Hanukkah is quickly approaching. Despite your best intentions, it can be tough to move beyond the basics of Hanukkah: frying latkes, candle-lighting, and choosing the best sufganiyot. Since you’re already taking some time off, December is a great time to check out new museum exhibits or take a drive to see what’s happening in the rest of the country. Here are some unique and fun activities that you should definitely check out.
The annual Hanukkah Torch Relay marks the beginning of the Hanukkah in Israel. During Hanukkah, we stand around the lights, watch as they glow, and sing together Maoz Tzur, a song that explains the many challenges that have risen against the Jewish people in the past. We celebrate the survival of our people and our faith against all the odds. In Israel, we rejoice by embracing a custom long associated with the Olympics. Runners proudly carry a burning torch Modiin to Jerusalem, a distance of about 20 miles (32 km), where the chief rabbi lights a giant menorah at the Western Wall. Together we celebrate by holding high the torch of freedom and bring light where there is darkness.
Jerusalem’s Old City and the ultra-Orthodox city of Bnei-Brak show us why this holiday is called the Festival of Lights. People from all over the country, as well as tourists from abroad, take a self-guided tour in the evenings during the eight days of Hanukkah to view the hanukkiyot flickering on the window sills. If you can’t make it to Jerusalem (really recommend you try though), and you didn’t bring a menorah with you … just go outside around sundown to the nearest big hanukkiyah in your city, and join your neighbors for a local candle-lighting ceremony. You can find it on street corners, in central tourist spots and at landmarks in cities. Go ahead (be brave)! Try out singing Hanukkah songs and sharing public candle-lighting ceremony with local Israelis.

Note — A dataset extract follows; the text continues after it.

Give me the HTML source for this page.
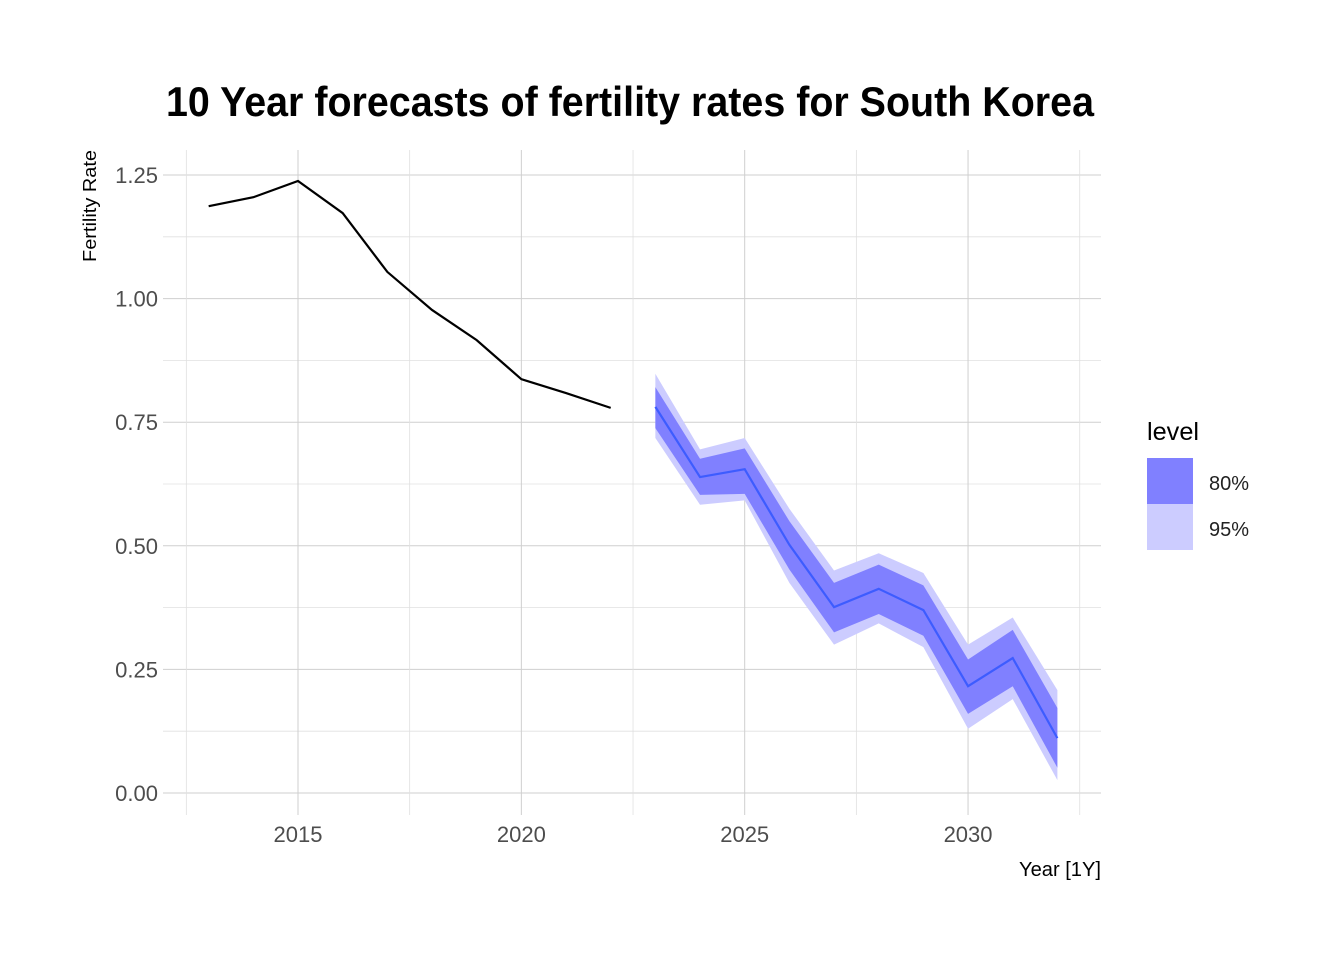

Why not head over to the Neve Sha’anan neighborhood in Tel Aviv for a two-night candle-lighting street party? On the bill: dozens of performances, light installations and projections, music shows and engaged-art in public and private spaces. There will also be a smorgasbord of food offerings from the Philippines, Eritrea, Sudan, Ethiopia and China – paying tribute to the people who today call this neighborhood home.
Hanukkah is also the festival of oil. So where better to start your visit than the Museum of Edible Oil Production in Haifa? If that’s not your cup of tea, you’re in a country overflowing with museums of every size and nature. Hanukkah is a great time to pack the family and go get cultured. Almost every museum offers special holiday activities for the whole family.
Exhibits dedicated to light take over the country’s museums during the Festival of Lights. There are too many to list but the cream of the crop include: Make Light annual exhibit at the Bloomfield Science Museum in Jerusalem featuring games in light and shadow displays. The Israel Museum in Jerusalem workshops and excerpts from the international show “Aluminum” (a theater performance of dance and humor) are meant for kids of all ages.
Hanukkah themed workshops at the Eretz Israel Museum in Tel Aviv include a treasure hunt for holiday candles hidden among the museum’s artworks. Also, space-themed Hanukkah activities at Technoda science museum in Hadera; Hanukkah-themed exhibits at the Israeli Children’s Museum; a Hanukkah challenge tour at the Tower of David Museum; and a week of Hanukkah culture and art activities at the Janco Dada Museum in Ein Hod.
Go ahead and submerse yourself in some seriously interesting museum fun.
Have you ever thought about hosting your own dreidel contest? Get your spinning fingers ready! It’s time to prove to all of your friends and families that you own that driedal. Create your own dreidel spinning contest, grab some tasty Hanukkah treats… say yes to that sufganiyah that has been calling out to you and celebrate the festival of lights.
Just a little fun fact— did you know why your dreidel features four Hebrew letters. In Israel, the letters are Nun, Gimel, Hay and Peh. The tradition of playing with dreidels is to remind us of when the ancient Greeks forbade Jews to learn Torah. Tradition holds that kids used to meet up in secret to learn, but if a Greek soldier approached they would pretend to be gambling with their dreidels.
Get a true feel for the Hanukkah festival and go back in time. The story of Hanukkah is recreated every year at the Hasmonean Village in Shilat. Here you actually get to have a unique and authentic feel for what it might have been like to live during the time of the Maccabees, pretty cool right! Harvesting olives, creating mosaics and making your own wax candles. If that’s not enough for you, take a trip to Ein Yael Oil Festival in Jerusalem, which also takes you back to ancient times and shows how to make olive oil the old-fashioned way.